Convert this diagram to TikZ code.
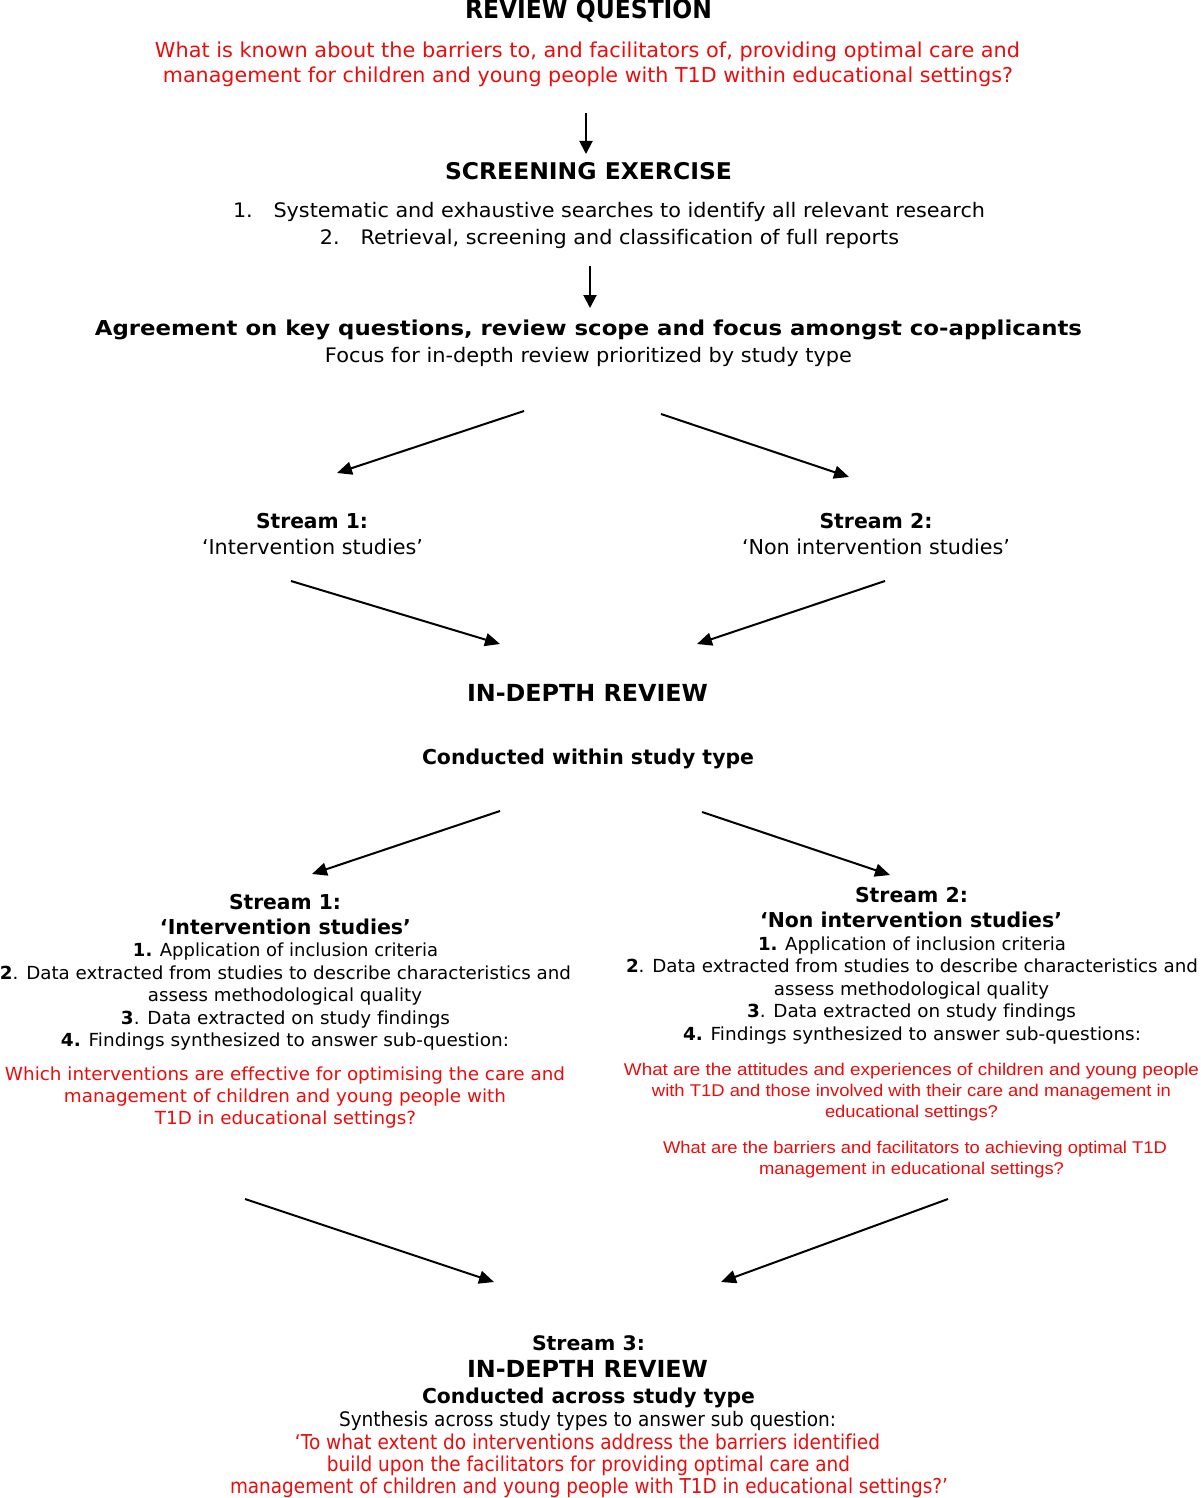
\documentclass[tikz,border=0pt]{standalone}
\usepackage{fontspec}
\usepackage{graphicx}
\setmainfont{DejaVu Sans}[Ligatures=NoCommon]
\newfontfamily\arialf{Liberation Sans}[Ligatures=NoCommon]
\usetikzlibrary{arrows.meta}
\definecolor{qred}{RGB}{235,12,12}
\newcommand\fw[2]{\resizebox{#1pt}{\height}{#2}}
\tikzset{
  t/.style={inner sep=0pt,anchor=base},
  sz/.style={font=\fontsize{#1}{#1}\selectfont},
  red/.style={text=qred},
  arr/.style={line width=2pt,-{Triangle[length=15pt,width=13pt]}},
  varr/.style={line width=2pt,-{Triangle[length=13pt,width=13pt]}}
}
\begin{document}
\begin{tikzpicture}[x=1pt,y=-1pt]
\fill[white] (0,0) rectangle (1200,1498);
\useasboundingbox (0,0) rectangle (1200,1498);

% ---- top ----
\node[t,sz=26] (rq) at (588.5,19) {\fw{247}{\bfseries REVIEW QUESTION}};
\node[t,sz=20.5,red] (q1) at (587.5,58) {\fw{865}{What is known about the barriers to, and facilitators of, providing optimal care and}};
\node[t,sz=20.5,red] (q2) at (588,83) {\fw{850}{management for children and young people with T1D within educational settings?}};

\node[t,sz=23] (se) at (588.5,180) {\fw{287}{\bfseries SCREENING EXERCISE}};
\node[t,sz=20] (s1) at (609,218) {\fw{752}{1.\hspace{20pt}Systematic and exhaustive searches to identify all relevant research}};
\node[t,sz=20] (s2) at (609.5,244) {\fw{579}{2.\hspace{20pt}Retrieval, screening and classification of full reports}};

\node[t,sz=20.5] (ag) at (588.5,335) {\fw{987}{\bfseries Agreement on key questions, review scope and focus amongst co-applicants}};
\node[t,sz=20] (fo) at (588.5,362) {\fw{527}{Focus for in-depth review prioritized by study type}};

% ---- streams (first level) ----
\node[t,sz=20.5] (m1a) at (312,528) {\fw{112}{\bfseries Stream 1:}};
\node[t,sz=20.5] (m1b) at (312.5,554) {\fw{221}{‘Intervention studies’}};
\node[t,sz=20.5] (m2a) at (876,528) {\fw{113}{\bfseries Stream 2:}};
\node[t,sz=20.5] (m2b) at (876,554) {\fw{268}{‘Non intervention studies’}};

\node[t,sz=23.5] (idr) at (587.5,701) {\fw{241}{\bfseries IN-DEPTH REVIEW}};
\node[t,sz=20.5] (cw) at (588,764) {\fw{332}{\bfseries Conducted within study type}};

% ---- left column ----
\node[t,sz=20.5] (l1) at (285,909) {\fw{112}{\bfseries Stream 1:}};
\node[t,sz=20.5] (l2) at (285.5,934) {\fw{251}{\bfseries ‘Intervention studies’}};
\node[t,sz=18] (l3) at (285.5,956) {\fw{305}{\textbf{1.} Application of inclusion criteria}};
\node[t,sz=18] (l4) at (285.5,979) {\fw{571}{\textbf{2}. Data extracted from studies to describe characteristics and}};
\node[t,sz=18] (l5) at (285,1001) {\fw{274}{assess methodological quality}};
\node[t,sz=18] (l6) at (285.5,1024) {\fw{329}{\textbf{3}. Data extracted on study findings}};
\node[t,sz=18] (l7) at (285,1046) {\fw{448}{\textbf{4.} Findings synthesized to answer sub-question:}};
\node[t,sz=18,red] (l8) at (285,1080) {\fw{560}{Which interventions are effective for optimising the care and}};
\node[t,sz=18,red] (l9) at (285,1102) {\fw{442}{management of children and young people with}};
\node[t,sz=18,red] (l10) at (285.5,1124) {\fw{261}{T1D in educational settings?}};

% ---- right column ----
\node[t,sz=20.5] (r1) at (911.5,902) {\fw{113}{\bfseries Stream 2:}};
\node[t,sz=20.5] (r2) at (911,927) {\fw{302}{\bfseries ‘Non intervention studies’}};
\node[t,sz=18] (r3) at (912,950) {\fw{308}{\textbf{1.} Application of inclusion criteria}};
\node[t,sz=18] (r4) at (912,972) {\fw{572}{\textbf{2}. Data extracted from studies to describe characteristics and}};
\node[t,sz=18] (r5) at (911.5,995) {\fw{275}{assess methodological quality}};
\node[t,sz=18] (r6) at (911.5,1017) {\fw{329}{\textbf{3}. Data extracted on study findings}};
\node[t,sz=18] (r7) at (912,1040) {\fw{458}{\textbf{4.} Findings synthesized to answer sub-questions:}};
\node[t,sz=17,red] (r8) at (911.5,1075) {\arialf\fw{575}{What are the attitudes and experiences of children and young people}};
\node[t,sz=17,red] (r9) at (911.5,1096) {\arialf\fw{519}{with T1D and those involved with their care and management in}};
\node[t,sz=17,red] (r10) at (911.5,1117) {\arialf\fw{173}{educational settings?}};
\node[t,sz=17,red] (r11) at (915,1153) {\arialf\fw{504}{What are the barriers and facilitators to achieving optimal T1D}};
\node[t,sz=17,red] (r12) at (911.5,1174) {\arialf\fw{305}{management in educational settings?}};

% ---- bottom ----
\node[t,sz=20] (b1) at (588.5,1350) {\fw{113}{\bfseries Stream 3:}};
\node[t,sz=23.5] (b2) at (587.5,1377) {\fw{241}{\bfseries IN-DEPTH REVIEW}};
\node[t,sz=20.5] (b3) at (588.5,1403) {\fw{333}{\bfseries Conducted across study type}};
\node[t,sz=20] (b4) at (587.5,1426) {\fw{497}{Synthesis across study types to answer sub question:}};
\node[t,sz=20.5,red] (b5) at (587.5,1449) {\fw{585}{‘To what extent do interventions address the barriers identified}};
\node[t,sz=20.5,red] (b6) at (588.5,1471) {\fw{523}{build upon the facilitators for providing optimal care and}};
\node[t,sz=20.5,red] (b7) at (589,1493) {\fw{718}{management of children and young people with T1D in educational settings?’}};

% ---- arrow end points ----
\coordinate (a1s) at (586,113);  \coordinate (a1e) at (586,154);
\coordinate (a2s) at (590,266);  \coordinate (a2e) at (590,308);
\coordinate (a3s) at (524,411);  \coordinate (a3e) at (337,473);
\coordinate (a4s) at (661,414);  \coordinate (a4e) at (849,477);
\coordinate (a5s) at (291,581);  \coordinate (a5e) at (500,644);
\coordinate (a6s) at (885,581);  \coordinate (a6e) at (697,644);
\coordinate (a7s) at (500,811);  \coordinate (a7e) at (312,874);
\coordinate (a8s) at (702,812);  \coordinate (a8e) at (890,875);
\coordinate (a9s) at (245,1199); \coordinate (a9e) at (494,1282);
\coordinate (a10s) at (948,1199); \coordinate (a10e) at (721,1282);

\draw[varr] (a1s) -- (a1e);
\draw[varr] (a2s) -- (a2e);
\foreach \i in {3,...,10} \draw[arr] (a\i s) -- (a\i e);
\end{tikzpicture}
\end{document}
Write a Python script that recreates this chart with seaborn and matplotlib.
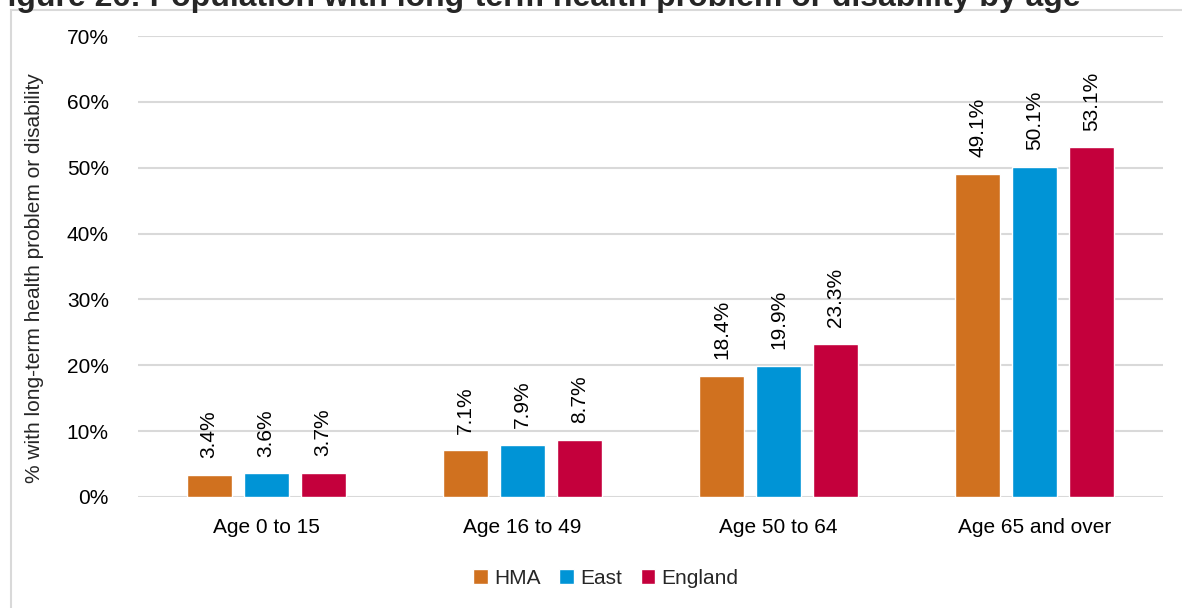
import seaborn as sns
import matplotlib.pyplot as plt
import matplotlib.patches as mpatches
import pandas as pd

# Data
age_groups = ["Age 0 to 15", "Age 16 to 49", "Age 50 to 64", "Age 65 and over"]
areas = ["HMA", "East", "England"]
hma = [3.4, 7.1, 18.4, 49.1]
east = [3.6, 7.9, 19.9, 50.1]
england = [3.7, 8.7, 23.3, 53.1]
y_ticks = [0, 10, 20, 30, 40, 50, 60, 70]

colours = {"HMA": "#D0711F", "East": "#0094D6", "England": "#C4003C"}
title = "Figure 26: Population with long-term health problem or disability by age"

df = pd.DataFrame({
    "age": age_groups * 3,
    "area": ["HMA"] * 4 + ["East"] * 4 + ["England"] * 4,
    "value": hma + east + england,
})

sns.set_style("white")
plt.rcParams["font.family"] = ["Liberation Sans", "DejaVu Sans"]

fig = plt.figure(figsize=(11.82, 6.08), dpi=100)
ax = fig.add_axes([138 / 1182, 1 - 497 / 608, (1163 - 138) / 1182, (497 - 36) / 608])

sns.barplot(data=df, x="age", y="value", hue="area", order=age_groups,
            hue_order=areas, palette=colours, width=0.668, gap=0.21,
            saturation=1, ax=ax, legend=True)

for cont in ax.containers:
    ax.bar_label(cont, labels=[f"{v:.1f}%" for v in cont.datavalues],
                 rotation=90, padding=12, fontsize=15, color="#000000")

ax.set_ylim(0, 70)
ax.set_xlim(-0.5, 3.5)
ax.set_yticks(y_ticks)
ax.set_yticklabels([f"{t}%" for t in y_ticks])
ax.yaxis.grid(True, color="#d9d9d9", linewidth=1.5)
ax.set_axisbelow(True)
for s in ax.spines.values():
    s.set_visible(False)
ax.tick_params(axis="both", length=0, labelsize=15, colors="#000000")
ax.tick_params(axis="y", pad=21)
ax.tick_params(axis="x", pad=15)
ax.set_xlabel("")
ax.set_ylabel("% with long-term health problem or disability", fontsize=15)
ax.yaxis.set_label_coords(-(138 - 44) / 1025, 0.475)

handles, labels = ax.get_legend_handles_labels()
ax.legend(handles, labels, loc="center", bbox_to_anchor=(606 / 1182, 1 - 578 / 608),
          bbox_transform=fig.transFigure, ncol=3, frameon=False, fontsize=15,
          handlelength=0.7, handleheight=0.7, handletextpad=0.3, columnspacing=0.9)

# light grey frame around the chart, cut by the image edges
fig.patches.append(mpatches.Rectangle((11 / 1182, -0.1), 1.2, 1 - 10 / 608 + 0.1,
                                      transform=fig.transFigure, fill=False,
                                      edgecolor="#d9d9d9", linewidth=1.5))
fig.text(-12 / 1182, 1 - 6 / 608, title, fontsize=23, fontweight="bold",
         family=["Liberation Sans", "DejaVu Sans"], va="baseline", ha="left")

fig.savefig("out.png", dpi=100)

------------

Copy the records above from the first line through the line containing "(fo) at (588.5,362)", both included, and leave out any pictures.

**THE RESULT:**
Convert this diagram to TikZ code.
\documentclass[tikz,border=0pt]{standalone}
\usepackage{fontspec}
\usepackage{graphicx}
\setmainfont{DejaVu Sans}[Ligatures=NoCommon]
\newfontfamily\arialf{Liberation Sans}[Ligatures=NoCommon]
\usetikzlibrary{arrows.meta}
\definecolor{qred}{RGB}{235,12,12}
\newcommand\fw[2]{\resizebox{#1pt}{\height}{#2}}
\tikzset{
  t/.style={inner sep=0pt,anchor=base},
  sz/.style={font=\fontsize{#1}{#1}\selectfont},
  red/.style={text=qred},
  arr/.style={line width=2pt,-{Triangle[length=15pt,width=13pt]}},
  varr/.style={line width=2pt,-{Triangle[length=13pt,width=13pt]}}
}
\begin{document}
\begin{tikzpicture}[x=1pt,y=-1pt]
\fill[white] (0,0) rectangle (1200,1498);
\useasboundingbox (0,0) rectangle (1200,1498);

% ---- top ----
\node[t,sz=26] (rq) at (588.5,19) {\fw{247}{\bfseries REVIEW QUESTION}};
\node[t,sz=20.5,red] (q1) at (587.5,58) {\fw{865}{What is known about the barriers to, and facilitators of, providing optimal care and}};
\node[t,sz=20.5,red] (q2) at (588,83) {\fw{850}{management for children and young people with T1D within educational settings?}};

\node[t,sz=23] (se) at (588.5,180) {\fw{287}{\bfseries SCREENING EXERCISE}};
\node[t,sz=20] (s1) at (609,218) {\fw{752}{1.\hspace{20pt}Systematic and exhaustive searches to identify all relevant research}};
\node[t,sz=20] (s2) at (609.5,244) {\fw{579}{2.\hspace{20pt}Retrieval, screening and classification of full reports}};

\node[t,sz=20.5] (ag) at (588.5,335) {\fw{987}{\bfseries Agreement on key questions, review scope and focus amongst co-applicants}};
\node[t,sz=20] (fo) at (588.5,362) {\fw{527}{Focus for in-depth review prioritized by study type}};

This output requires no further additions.